I cannot understand the purpose of marking the setter function as constexpr, that is allowed since C++14. My misunderstanding comes from the next situation: I declare a class with a constexpr c-tor, and I am about to use it in a constexpr context, by creating a constexpr instance of that class constexpr Point p1. An object p1 now is constant and its value could not be changed, so the constexpr setter could not be called. On the other hand, when I create an instance of my class Point in a non-constexpr context Point p, I can call the setter for that object, but now setter will not execute at compile-time, because the object is not constexpr!

As a result, I do not understand how can I enhance the performance of my code using constexpr for setters.

This is the code that demonstrates calling a constexpr setter on an non-constexpr object, that means run-time computation, instead of the compile-time:

class Point {
public:
    constexpr Point(int a, int b)
    : x(a), y(b) {}

    constexpr int getX() const noexcept { return x; }
    constexpr int getY() const noexcept { return y; }

    constexpr void setX(int newX) noexcept { x = newX; }
    constexpr void setY(int newY) noexcept { y = newY; }
private:
    int x;
    int y;
};


int main() {
    Point p{4, 2};
    constexpr Point p1{4, 2};

    p.setX(2);
}

Could anyone help me to understand what is the purpose of marking the setter function as constexpr?

回答1:

Basically it is nice when you have to deal with constexpr function.

struct Object {
  constexpr void set(int n);
  int m_n = 0;
};

constexpr Object function() {
   Object a;
   a.set(5);
   return a;
}

constexpr Object a = function();

The idea is to be able to perform compile time initialization within another functions that will be executed at the compile time. It is not done to be applied on constexpr object.

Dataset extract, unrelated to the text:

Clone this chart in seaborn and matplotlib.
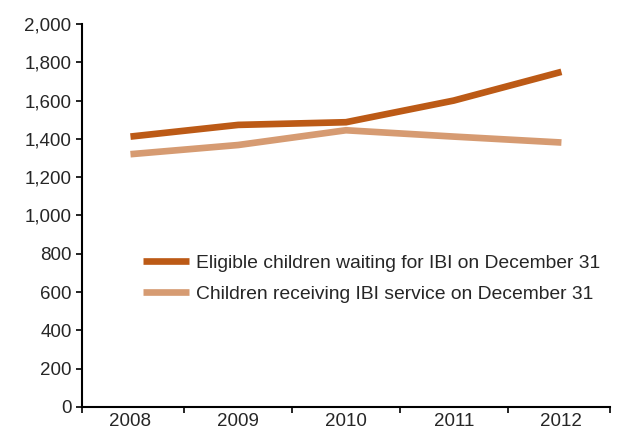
import matplotlib

matplotlib.use("Agg")
import matplotlib.pyplot as plt
import pandas as pd
import seaborn as sns
from matplotlib.ticker import FuncFormatter, FixedLocator

years = ["2008", "2009", "2010", "2011", "2012"]
waiting = [1412, 1473, 1487, 1600, 1750]
receiving = [1320, 1368, 1445, 1412, 1381]
series_names = ["Eligible children waiting for IBI on December 31",
                "Children receiving IBI service on December 31"]
palette = {series_names[0]: "#BC5A16", series_names[1]: "#D69B72"}

sns.set_theme(style="white")
plt.rcParams["font.family"] = ["Liberation Sans Narrow", "Liberation Sans", "DejaVu Sans"]

df = pd.concat([
    pd.DataFrame({"pos": range(len(years)), "value": waiting, "series": series_names[0]}),
    pd.DataFrame({"pos": range(len(years)), "value": receiving, "series": series_names[1]}),
], ignore_index=True)

fig = plt.figure(figsize=(6.23, 4.32), dpi=100)
ax = fig.add_axes([0.1316, 0.0579, 0.8474, 0.8866])
sns.lineplot(data=df, x="pos", y="value", hue="series", palette=palette,
             linewidth=4.8, ax=ax, solid_capstyle="butt")

ax.set_xlim(-0.45, 4.45)
ax.set_ylim(0, 2000)
ax.set_yticks(range(0, 2001, 200))
ax.yaxis.set_major_formatter(FuncFormatter(lambda v, _: f"{int(v):,}"))
ax.set_xticks(range(len(years)))
ax.set_xticklabels(years)
ax.xaxis.set_minor_locator(FixedLocator([-0.45, 0.5, 1.5, 2.5, 3.5, 4.45]))
ax.tick_params(axis="x", which="major", length=0, labelsize=13.5, pad=4)
ax.tick_params(axis="x", which="minor", length=4, width=1.2, direction="out", color="black", bottom=True)
ax.tick_params(axis="y", length=4, width=1.2, direction="out", color="black", labelsize=13.5, left=True)
ax.set_xlabel("")
ax.set_ylabel("")
for side in ("top", "right"):
    ax.spines[side].set_visible(False)
for side in ("left", "bottom"):
    ax.spines[side].set_color("black")
    ax.spines[side].set_linewidth(1.5)

ax.legend(loc="center left", bbox_to_anchor=(0.1155, 0.335), frameon=False,
          borderaxespad=0, borderpad=0,
          fontsize=13.9, handlelength=2.4, labelspacing=0.7, handletextpad=0.36)

fig.savefig("out.png", dpi=100)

Another things to know is that constexpr member functions are not const member functions since C++14 :).



回答2:

The need arise with new constexpr rule with C++14: inside constexpr function, you can now use multiple statements, including for loops and control flow.

Here's an example:

constexpr int count5(int start) {
    int acc = 0;

    for (int i = start ; i<start+5 ; ++i) {
        acc += i;
    }

    return acc;
}

constexpr int value = count5(10); // value is 60!

As you can see, we can do many mutation to variable in a constexpr context. The compiler becomes like an interpreter, and as long as the result of the constexpr fonction is consistent and you don't mutate already computed constexpr variables, it may mutate the values during the interpretation.



回答3:

A function with constexpr qualifier will evaluate the return of the function at compile time, which can significantly boost performance of a program (no extra computation, no instruction counter jumping, etc.). There are a few requirements to qualify a function thusly, so check out this explanation from IBM.